WHAT NEEDS TO BE DONE:
Repeat, exactly and only, the lines from the beginning of the data through the line with "54.5, 107, 85.5]". Pictures are left out.

╭──

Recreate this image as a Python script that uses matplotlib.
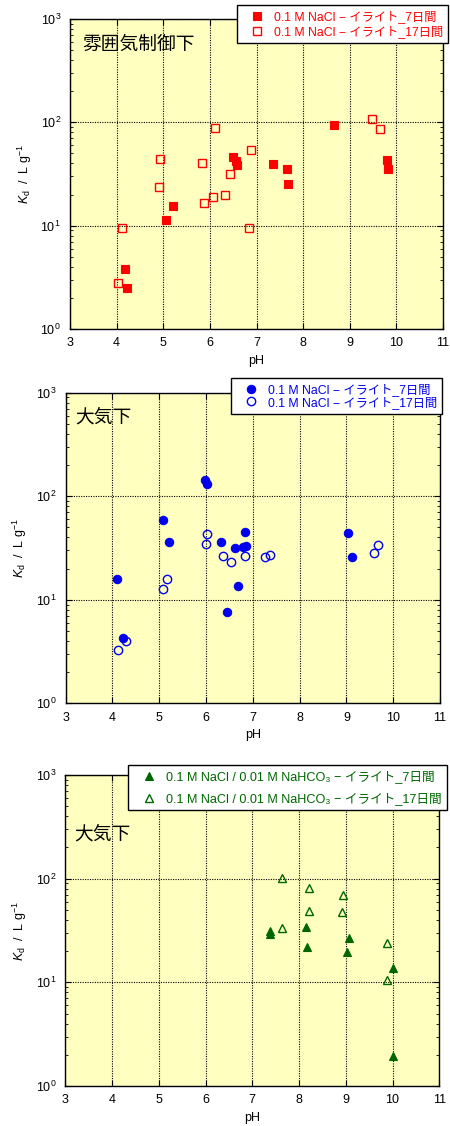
import matplotlib
matplotlib.use("Agg")
import matplotlib.pyplot as plt
from matplotlib.ticker import LogLocator, NullFormatter, FixedLocator

plt.rcParams['font.family'] = ['Liberation Sans', 'Noto Sans CJK JP', 'DejaVu Sans']
plt.rcParams['mathtext.fontset'] = 'custom'
plt.rcParams['mathtext.rm'] = 'Liberation Sans'
plt.rcParams['mathtext.it'] = 'Liberation Sans:italic'
plt.rcParams['mathtext.bf'] = 'Liberation Sans:bold'

# ---------------- data ----------------
# Panel 1: controlled atmosphere
p1_ph_7d = [4.19, 4.23, 5.05, 5.21, 6.50, 6.57, 6.59, 7.35, 7.66, 7.68, 8.66, 9.79, 9.82]
p1_kd_7d = [3.8, 2.5, 11.3, 15.5, 46, 42, 39, 39.5, 35, 25.2, 93.5, 43.6, 35]
p1_ph_17d = [4.04, 4.11, 4.90, 4.94, 5.83, 5.88, 6.06, 6.12, 6.33, 6.43, 6.83, 6.89, 9.48, 9.64]
p1_kd_17d = [2.8, 9.5, 23.7, 44.6, 40.8, 16.5, 19, 88, 19.8, 31.4, 9.4, 54.5, 107, 85.5]

# Panel 2: air, NaCl
p2_ph_7d = [4.10, 4.23, 5.07, 5.20, 5.97, 6.01, 6.32, 6.45, 6.62, 6.68, 6.80, 6.85, 6.84, 9.03, 9.12]
p2_kd_7d = [15.8, 4.25, 59, 36.4, 143.6, 131.5, 36.4, 7.7, 31.9, 13.6, 32.3, 33.0, 44.9, 43.9, 26.1]
p2_ph_17d = [4.12, 4.28, 5.07, 5.16, 5.99, 6.01, 6.37, 6.53, 6.83, 7.27, 7.37, 9.60, 9.67]
p2_kd_17d = [3.3, 4.0, 12.6, 15.8, 34.6, 42.9, 26.7, 23.3, 26.3, 25.7, 27.3, 28.1, 33.8]

# Panel 3: air, NaCl / NaHCO3
p3_ph_7d = [7.37, 7.38, 8.14, 8.18, 9.03, 9.07, 10.00, 10.02]
p3_kd_7d = [31.5, 29.0, 34, 22, 19.7, 26.6, 1.96, 13.6]
p3_ph_17d = [7.64, 7.64, 8.22, 8.22, 8.91, 8.95, 9.88, 9.88]
p3_kd_17d = [100.7, 33.2, 81, 49, 47.6, 69.5, 23.8, 10.5]

x_ticks = [3, 4, 5, 6, 7, 8, 9, 10, 11]
titles = ['雰囲気制御下', '大気下', '大気下']
labels_1 = ['0.1 M NaCl − イライト_7日間', '0.1 M NaCl − イライト_17日間']
labels_2 = ['0.1 M NaCl − イライト_7日間', '0.1 M NaCl − イライト_17日間']
labels_3 = ['0.1 M NaCl / 0.01 M NaHCO₃ − イライト_7日間',
            '0.1 M NaCl / 0.01 M NaHCO₃ − イライト_17日間']

W, H = 450, 1126
fig = plt.figure(figsize=(W / 100, H / 100), dpi=100)
BG = '#FFFFC0'

def px_axes(l, t, r, b):
    return fig.add_axes([l / W, 1 - b / H, (r - l) / W, (b - t) / H])

panels = [
    dict(box=(70, 19, 443, 329), color='#FF0000', marker='s', ms=5.6,
         d7=(p1_ph_7d, p1_kd_7d), d17=(p1_ph_17d, p1_kd_17d), labels=labels_1,
         title=titles[0], tpos=(0.032, 0.918), leg=(448, 5), lspace=0.2, lfs=8.8),
    dict(box=(65.7, 392.7, 440, 703.3), color='#0000EE', marker='o', ms=6.0,
         d7=(p2_ph_7d, p2_kd_7d), d17=(p2_ph_17d, p2_kd_17d), labels=labels_2,
         title=titles[1], tpos=(0.025, 0.923), leg=(442, 378), lspace=0.0, lfs=8.8),
    dict(box=(65.3, 775, 439.3, 1086), color='#006600', marker='^', ms=6.2,
         d7=(p3_ph_7d, p3_kd_7d), d17=(p3_ph_17d, p3_kd_17d), labels=labels_3,
         title=titles[2], tpos=(0.023, 0.81), leg=(447, 765), lspace=0.75, lfs=9.1),
]

for p in panels:
    ax = px_axes(*p['box'])
    ax.set_facecolor(BG)
    ax.set_yscale('log')
    ax.set_xlim(3, 11)
    ax.set_ylim(1, 1000)
    ax.xaxis.set_major_locator(FixedLocator(x_ticks))
    ax.yaxis.set_major_locator(LogLocator(base=10, numticks=10))
    ax.yaxis.set_minor_locator(LogLocator(base=10, subs=range(2, 10), numticks=20))
    ax.yaxis.set_minor_formatter(NullFormatter())
    ax.grid(True, which='major', color='black', linestyle=(0, (1, 1.2)), linewidth=0.8)
    ax.set_axisbelow(True)
    ax.tick_params(which='both', direction='in', top=True, right=True, labelsize=9,
                   color='black')
    ax.tick_params(which='major', length=4, width=0.8)
    ax.tick_params(which='minor', length=2, width=0.6)
    ax.tick_params(axis='x', pad=6)
    ax.tick_params(axis='y', pad=6.5)
    for s in ax.spines.values():
        s.set_linewidth(1.0)
    c = p['color']
    h7, = ax.plot(p['d7'][0], p['d7'][1], linestyle='none', marker=p['marker'],
                  ms=p['ms'], mfc=c, mec=c, mew=0.8, clip_on=False, zorder=3)
    h17, = ax.plot(p['d17'][0], p['d17'][1], linestyle='none', marker=p['marker'],
                   ms=p['ms'], mfc='none', mec=c, mew=1.0, clip_on=False, zorder=3)
    ax.set_xlabel('pH', fontsize=9, labelpad=4)
    ax.set_ylabel(r'$K_{\mathrm{d}}$  /  L g$^{-1}$', fontsize=9)
    ax.yaxis.set_label_coords(-0.097, 0.5)
    ax.text(p['tpos'][0], p['tpos'][1], p['title'], transform=ax.transAxes,
            fontsize=13.5, family=['Noto Sans CJK JP'], ha='left', va='center',
            color='black')
    lx, ly = p['leg']
    leg = fig.legend([h7, h17], p['labels'], loc='upper right',
                     bbox_to_anchor=(lx / W, 1 - ly / H), bbox_transform=fig.transFigure,
                     borderaxespad=0, fontsize=p['lfs'], frameon=True, fancybox=False,
                     edgecolor='black', facecolor='white', framealpha=1,
                     handlelength=2.5, handletextpad=0.15, borderpad=0.4,
                     labelspacing=p['lspace'], labelcolor=c)
    leg.get_frame().set_linewidth(1.0)

fig.savefig('out.png', dpi=100)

╰──

SOLVED PROBLEM:
Recreate this image as a Python script that uses matplotlib.
import matplotlib
matplotlib.use("Agg")
import matplotlib.pyplot as plt
from matplotlib.ticker import LogLocator, NullFormatter, FixedLocator

plt.rcParams['font.family'] = ['Liberation Sans', 'Noto Sans CJK JP', 'DejaVu Sans']
plt.rcParams['mathtext.fontset'] = 'custom'
plt.rcParams['mathtext.rm'] = 'Liberation Sans'
plt.rcParams['mathtext.it'] = 'Liberation Sans:italic'
plt.rcParams['mathtext.bf'] = 'Liberation Sans:bold'

# ---------------- data ----------------
# Panel 1: controlled atmosphere
p1_ph_7d = [4.19, 4.23, 5.05, 5.21, 6.50, 6.57, 6.59, 7.35, 7.66, 7.68, 8.66, 9.79, 9.82]
p1_kd_7d = [3.8, 2.5, 11.3, 15.5, 46, 42, 39, 39.5, 35, 25.2, 93.5, 43.6, 35]
p1_ph_17d = [4.04, 4.11, 4.90, 4.94, 5.83, 5.88, 6.06, 6.12, 6.33, 6.43, 6.83, 6.89, 9.48, 9.64]
p1_kd_17d = [2.8, 9.5, 23.7, 44.6, 40.8, 16.5, 19, 88, 19.8, 31.4, 9.4, 54.5, 107, 85.5]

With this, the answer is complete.